Set task
Line by line, repeat the data below exactly, beginning at the first line and ending at the line with "anchor=north] (tires) at". Omit pictures.
• • •
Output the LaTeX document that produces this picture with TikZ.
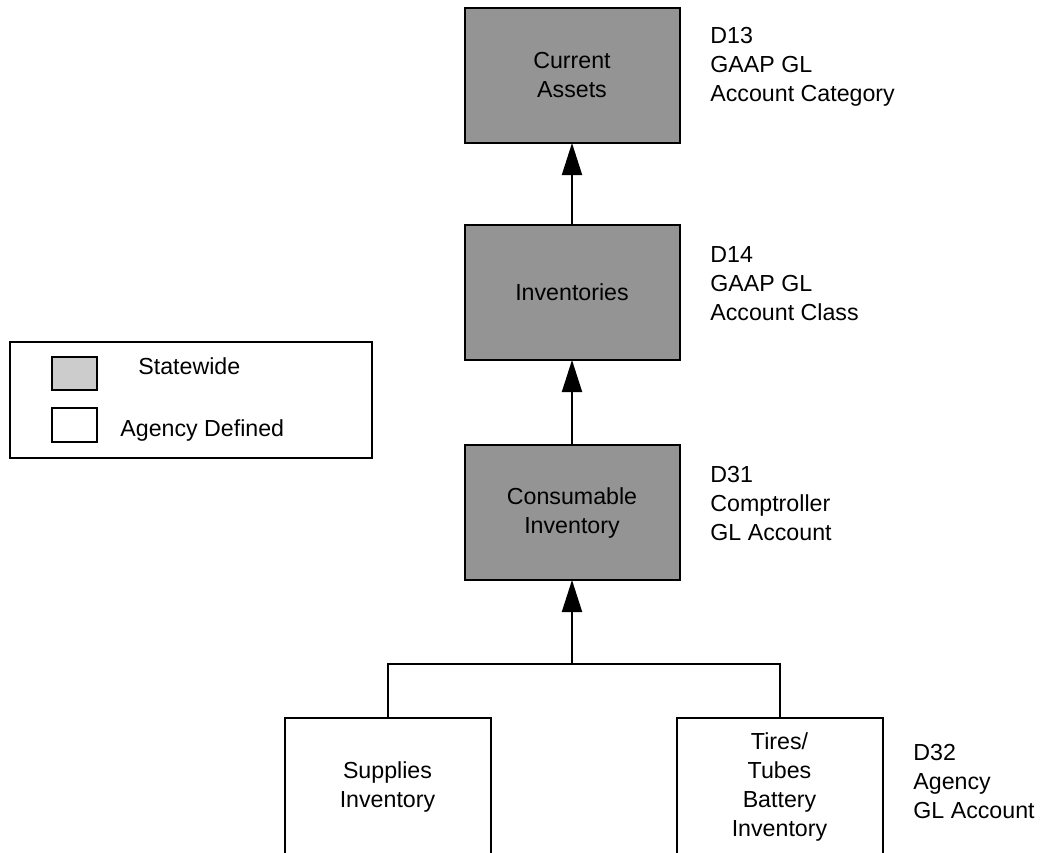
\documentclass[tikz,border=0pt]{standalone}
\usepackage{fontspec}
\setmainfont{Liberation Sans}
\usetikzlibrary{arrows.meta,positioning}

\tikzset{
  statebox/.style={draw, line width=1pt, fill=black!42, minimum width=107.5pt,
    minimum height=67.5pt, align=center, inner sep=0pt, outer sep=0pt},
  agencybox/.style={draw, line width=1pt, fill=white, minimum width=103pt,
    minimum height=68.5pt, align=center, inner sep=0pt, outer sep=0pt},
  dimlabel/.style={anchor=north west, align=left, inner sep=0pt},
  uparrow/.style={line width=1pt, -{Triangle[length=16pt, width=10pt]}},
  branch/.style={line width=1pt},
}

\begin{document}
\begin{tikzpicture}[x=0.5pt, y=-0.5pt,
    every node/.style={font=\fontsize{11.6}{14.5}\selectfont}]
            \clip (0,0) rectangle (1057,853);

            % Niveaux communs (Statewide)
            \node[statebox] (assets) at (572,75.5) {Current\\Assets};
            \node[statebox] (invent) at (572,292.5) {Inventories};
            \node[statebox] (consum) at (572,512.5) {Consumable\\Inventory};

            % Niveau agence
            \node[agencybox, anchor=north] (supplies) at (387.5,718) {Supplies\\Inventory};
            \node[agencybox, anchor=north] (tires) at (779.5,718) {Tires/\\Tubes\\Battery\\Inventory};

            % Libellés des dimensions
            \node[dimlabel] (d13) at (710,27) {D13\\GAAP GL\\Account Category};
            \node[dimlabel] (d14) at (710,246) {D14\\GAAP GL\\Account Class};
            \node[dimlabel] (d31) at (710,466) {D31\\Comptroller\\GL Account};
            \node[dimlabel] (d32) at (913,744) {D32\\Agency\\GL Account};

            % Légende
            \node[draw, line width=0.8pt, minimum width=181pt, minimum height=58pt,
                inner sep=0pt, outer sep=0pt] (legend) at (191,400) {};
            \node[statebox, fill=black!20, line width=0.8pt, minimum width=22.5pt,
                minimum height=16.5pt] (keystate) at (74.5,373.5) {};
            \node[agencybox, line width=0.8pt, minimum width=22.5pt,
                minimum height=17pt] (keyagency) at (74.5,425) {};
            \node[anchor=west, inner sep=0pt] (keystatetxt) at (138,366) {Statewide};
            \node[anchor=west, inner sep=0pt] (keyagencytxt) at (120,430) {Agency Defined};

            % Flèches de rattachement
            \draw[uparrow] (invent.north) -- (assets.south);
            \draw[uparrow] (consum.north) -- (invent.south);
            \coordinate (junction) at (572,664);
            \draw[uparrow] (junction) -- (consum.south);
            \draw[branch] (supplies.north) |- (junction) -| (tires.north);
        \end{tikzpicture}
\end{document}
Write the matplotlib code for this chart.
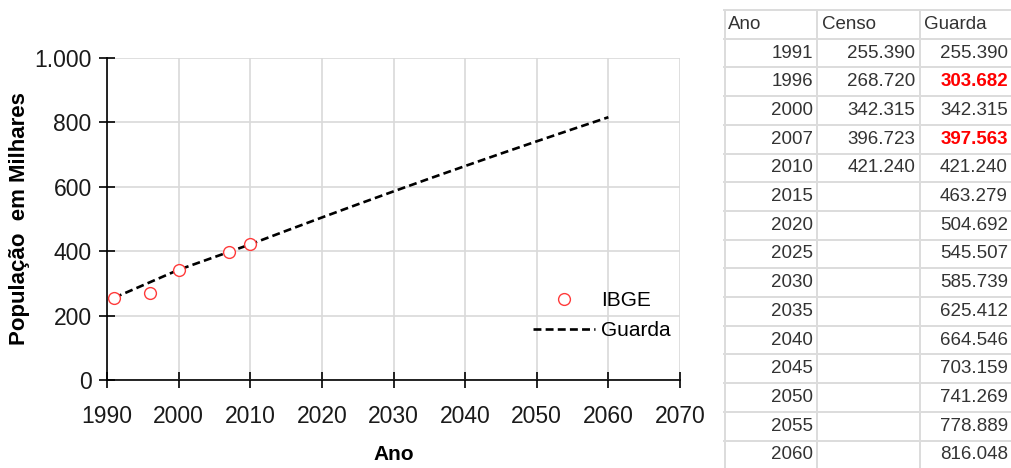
• • •
Solution to this task
Output the LaTeX document that produces this picture with TikZ.
\documentclass[tikz,border=0pt]{standalone}
\usepackage{fontspec}
\setmainfont{Liberation Sans}
\usetikzlibrary{arrows.meta,positioning}

\tikzset{
  statebox/.style={draw, line width=1pt, fill=black!42, minimum width=107.5pt,
    minimum height=67.5pt, align=center, inner sep=0pt, outer sep=0pt},
  agencybox/.style={draw, line width=1pt, fill=white, minimum width=103pt,
    minimum height=68.5pt, align=center, inner sep=0pt, outer sep=0pt},
  dimlabel/.style={anchor=north west, align=left, inner sep=0pt},
  uparrow/.style={line width=1pt, -{Triangle[length=16pt, width=10pt]}},
  branch/.style={line width=1pt},
}

\begin{document}
\begin{tikzpicture}[x=0.5pt, y=-0.5pt,
    every node/.style={font=\fontsize{11.6}{14.5}\selectfont}]
            \clip (0,0) rectangle (1057,853);

            % Niveaux communs (Statewide)
            \node[statebox] (assets) at (572,75.5) {Current\\Assets};
            \node[statebox] (invent) at (572,292.5) {Inventories};
            \node[statebox] (consum) at (572,512.5) {Consumable\\Inventory};

            % Niveau agence
            \node[agencybox, anchor=north] (supplies) at (387.5,718) {Supplies\\Inventory};
            \node[agencybox, anchor=north] (tires) at (779.5,718) {Tires/\\Tubes\\Battery\\Inventory};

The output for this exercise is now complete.